Chells councillor Vickie Warwick, who sits on the panel, said the delay was a “victory for common sense”.

“The first time the residents were really able to speak was at the meeting,” she said. “Having heard them, all the other councillors agreed that before we made any decision we had to do a bit more work.

“I have tried not to get the residents’ hopes up. It all depends on funding and what the highways experts come back with.”

She added there was also a danger the council would be left culpable if there was an accident now the parking situation has been deemed a hazard and said the panel would not ignore the problem.

The problem however is not confined to Chells, with parking space an issue “all over the town”, Cllr Warwick said. The council has admitted it cannot keep pace with car ownership in a town originally designed for one car per eight households and areas that can be converted into parking are near exhaustion.

Cllr Warwick said: “Some families have got four or five cars.
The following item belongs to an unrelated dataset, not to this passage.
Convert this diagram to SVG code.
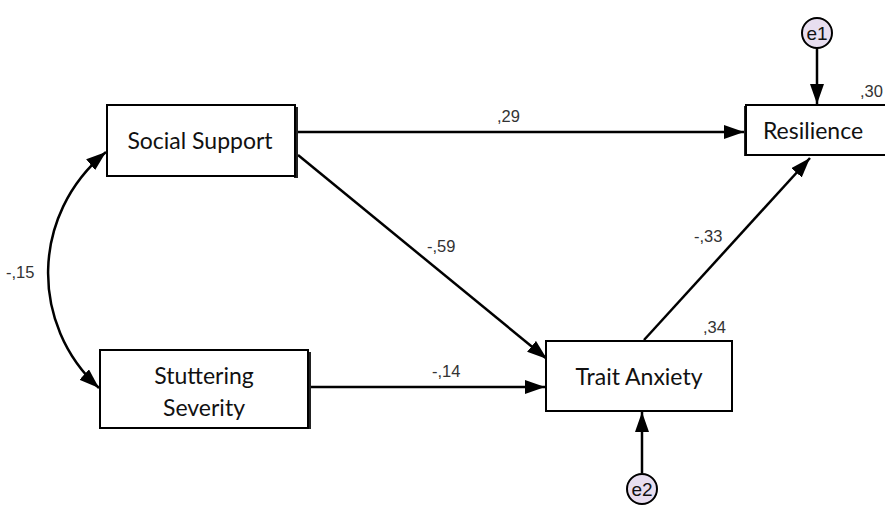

Stevenage wasn’t designed for this. The town planners could not have imagined how we live our lives now.”

Objections to a parking enforcement order preventing parking on verges and footpaths across the Chells and Manor area were overturned by the panel. Residents had argued it was necessary to allow traffic to flow, including emergency vehicles.

The order, which will now be considered by Herts Highways, is similar to those in place in Bedwell and Pin Green where drivers parking up kerbs and on paths are ticketed - a scheme the council wants to eventually roll out across the town.

The next neighbourhood to be examined by the highways panel is Shephall.